◆ Objective:
Without the pictures, extract every line from the start of the material to the line containing "18.1, 11.9, 18.1]", both ends included.

-- begin Supplied records --

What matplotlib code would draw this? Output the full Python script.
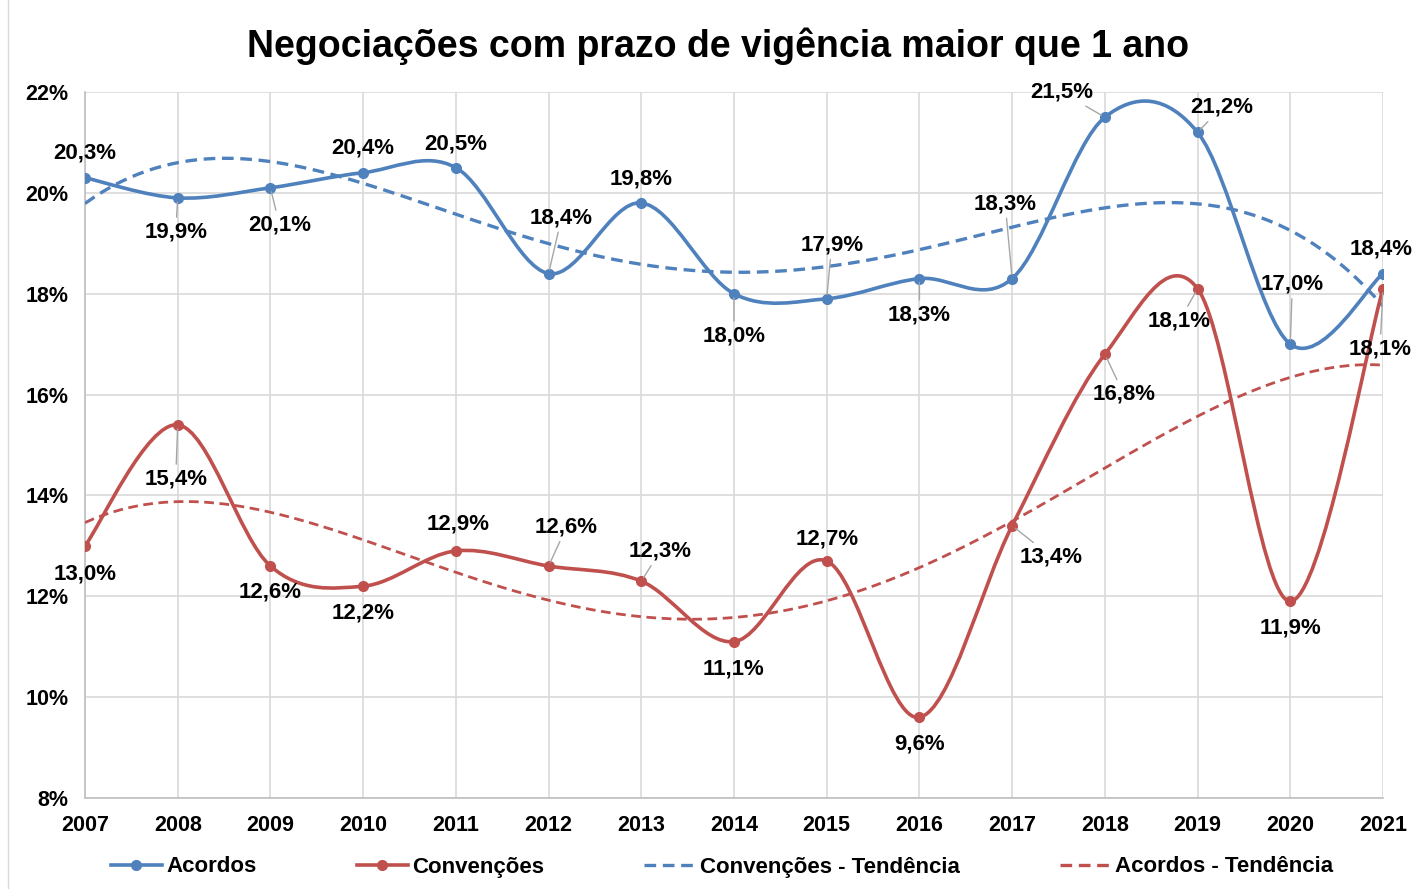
import numpy as np
import matplotlib.pyplot as plt
from matplotlib.path import Path
from matplotlib.patches import PathPatch
from matplotlib.lines import Line2D

anos = np.arange(2007, 2022)
acordos = [20.3, 19.9, 20.1, 20.4, 20.5, 18.4, 19.8, 18.0, 17.9, 18.3, 18.3, 21.5, 21.2, 17.0, 18.4]
convencoes = [13.0, 15.4, 12.6, 12.2, 12.9, 12.6, 12.3, 11.1, 12.7, 9.6, 13.4, 16.8, 18.1, 11.9, 18.1]

# label offsets in pixels (dx, dy), dy positive = up
off_acordos = [(0, 25), (-2, -34), (9, -37), (0, 25), (0, 24), (13, 56), (0, 24), (0, -42),
               (5, 54), (0, -36), (-7, 75), (-43, 25), (24, 25), (2, 60), (-2, 25)]
off_conv = [(0, -28), (-2, -54), (0, -26), (0, -27), (2, 27), (18, 39), (19, 30), (0, -27),
            (0, 22), (0, -27), (39, -31), (19, -40), (-18, -32), (0, -27), (-3, -60)]

azul = '#4F81BD'
verm = '#C0504D'
cinza = '#D9D9D9'

plt.rcParams['font.family'] = ['Liberation Sans', 'DejaVu Sans']
plt.rcParams['font.weight'] = 'bold'


def smooth_path(x, y):
    # catmull-rom style bezier, like excel smoothed lines
    x = np.asarray(x, float)
    y = np.asarray(y, float)
    n = len(x)
    verts = [(x[0], y[0])]
    codes = [Path.MOVETO]
    for i in range(n - 1):
        i0 = max(i - 1, 0)
        i3 = min(i + 2, n - 1)
        c1 = (x[i] + (x[i + 1] - x[i0]) / 6, y[i] + (y[i + 1] - y[i0]) / 6)
        c2 = (x[i + 1] - (x[i3] - x[i]) / 6, y[i + 1] - (y[i3] - y[i]) / 6)
        verts += [c1, c2, (x[i + 1], y[i + 1])]
        codes += [Path.CURVE4] * 3
    return Path(verts, codes)


fig = plt.figure(figsize=(14.13, 8.89), dpi=100)
ax = fig.add_axes([85 / 1413, 1 - 798 / 889, 1298 / 1413, 706 / 889])

# trend lines (polynomial fit, as in excel)
xf = np.linspace(anos[0], anos[-1], 300)
t = anos - 2006
tf = xf - 2006
pa = np.polyfit(t, acordos, 4)
pc = np.polyfit(t, convencoes, 4)
ax.plot(xf, np.polyval(pa, tf), color=azul, lw=2.4, ls=(0, (3.5, 2)), zorder=3)
ax.plot(xf, np.polyval(pc, tf), color=verm, lw=2.0, ls=(0, (3.5, 2)), zorder=3)

for vals, cor in [(acordos, azul), (convencoes, verm)]:
    ax.add_patch(PathPatch(smooth_path(anos, vals), fill=False, edgecolor=cor, lw=2.6,
                           zorder=4, capstyle='round'))
    ax.plot(anos, vals, 'o', color=cor, ms=7, zorder=5)

for vals, offs in [(acordos, off_acordos), (convencoes, off_conv)]:
    for x, v, (dx, dy) in zip(anos, vals, offs):
        lbl = ('%.1f%%' % v).replace('.', ',')
        lead = np.hypot(dx, dy) > 33
        ax.annotate(lbl, (x, v), xytext=(dx, dy), textcoords='offset pixels',
                    ha='center', va='center', fontsize=16, fontweight='bold',
                    annotation_clip=False, zorder=6,
                    arrowprops=dict(arrowstyle='-', color='#A6A6A6', lw=1,
                                    shrinkA=1, shrinkB=3) if lead else None)

ax.set_xlim(2007, 2021)
ax.set_ylim(8, 22)
ax.set_xticks(anos)
ax.set_xticklabels([str(a) for a in anos], fontsize=15.5, fontweight='bold')
ax.set_yticks(range(8, 23, 2))
ax.set_yticklabels(['%d%%' % v for v in range(8, 23, 2)], fontsize=15.5, fontweight='bold')
ax.tick_params(length=0, pad=12)
ax.tick_params(axis='x', pad=12)
ax.grid(True, color=cinza, lw=1.2)
ax.set_axisbelow(True)
for s in ['top', 'right']:
    ax.spines[s].set_visible(False)
for s in ['left', 'bottom']:
    ax.spines[s].set_color('#BFBFBF')
    ax.spines[s].set_linewidth(1.2)

fig.suptitle('Negociações com prazo de vigência maior que 1 ano', fontsize=27,
             fontweight='bold', x=718 / 1413, y=1 - 46 / 889, va='center')

handles = [
    Line2D([], [], color=azul, lw=2.6, marker='o', ms=7),
    Line2D([], [], color=verm, lw=2.6, marker='o', ms=7),
    Line2D([], [], color=azul, lw=2.4, ls=(0, (3.5, 2))),
    Line2D([], [], color=verm, lw=2.4, ls=(0, (3.5, 2))),
]
nomes = ['Acordos', 'Convenções', 'Convenções - Tendência', 'Acordos - Tendência']
fig.legend(handles, nomes, loc='center', bbox_to_anchor=(722 / 1413, 1 - 867 / 889), ncol=4,
           frameon=False, handlelength=2.3, handletextpad=0.2, columnspacing=4.5,
           prop=dict(size=16, weight='bold'))

fig.add_artist(Line2D([8 / 1413, 8 / 1413], [0, 1], color='#D9D9D9', lw=1))

fig.savefig('out.png', dpi=100)
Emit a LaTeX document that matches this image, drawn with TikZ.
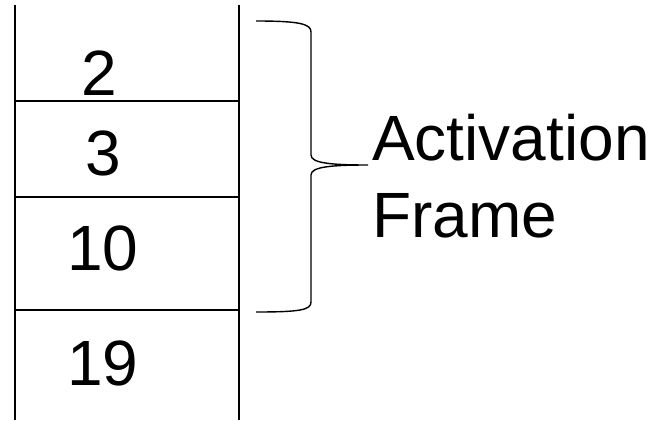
\documentclass[tikz,border=0pt]{standalone}
\usepackage{fontspec}
\setmainfont{Liberation Sans}
\begin{document}
\begin{tikzpicture}[x=1pt,y=-1pt,
  line/.style={line width=1.4pt,black},
  num/.style={anchor=base,inner sep=0pt,font=\fontsize{64}{64}\selectfont},
  lbl/.style={anchor=base west,inner sep=0pt,font=\fontsize{64}{64}\selectfont}]
\useasboundingbox (0,0) rectangle (652,420);
% stack walls
\coordinate (tl) at (15,5);
\coordinate (bl) at (15,420);
\coordinate (tr) at (239,5);
\coordinate (br) at (239,420);
\draw[line] (tl) -- (bl);
\draw[line] (tr) -- (br);
% separators
\coordinate (s1l) at (15,101); \coordinate (s1r) at (239,101);
\coordinate (s2l) at (15,197); \coordinate (s2r) at (239,197);
\coordinate (s3l) at (15,310); \coordinate (s3r) at (239,310);
\draw[line] (s1l) -- (s1r);
\draw[line] (s2l) -- (s2r);
\draw[line] (s3l) -- (s3r);
% values
\node[num] (v2) at (99,95) {2};
\node[num] (v3) at (103,175) {3};
\node[num] (v10) at (103,270) {10};
\node[num] (v19) at (103,385) {19};
% brace
\coordinate (btop) at (256,21);
\coordinate (btip) at (368,165);
\coordinate (bbot) at (256,312);
\draw[line] (btop) .. controls (300,21) and (311,24) .. (311,32) -- (311,155)
  .. controls (311,163) and (330,165) .. (btip)
  .. controls (330,165) and (311,167) .. (311,175) -- (311,302)
  .. controls (311,310) and (300,312) .. (bbot);
% label
\node[lbl] (act) at (372,160) {Activation};
\node[lbl] (frm) at (372,237) {Frame};
\end{tikzpicture}
\end{document}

-- end Supplied records --

◆ Answer for this exercise:
What matplotlib code would draw this? Output the full Python script.
import numpy as np
import matplotlib.pyplot as plt
from matplotlib.path import Path
from matplotlib.patches import PathPatch
from matplotlib.lines import Line2D

anos = np.arange(2007, 2022)
acordos = [20.3, 19.9, 20.1, 20.4, 20.5, 18.4, 19.8, 18.0, 17.9, 18.3, 18.3, 21.5, 21.2, 17.0, 18.4]
convencoes = [13.0, 15.4, 12.6, 12.2, 12.9, 12.6, 12.3, 11.1, 12.7, 9.6, 13.4, 16.8, 18.1, 11.9, 18.1]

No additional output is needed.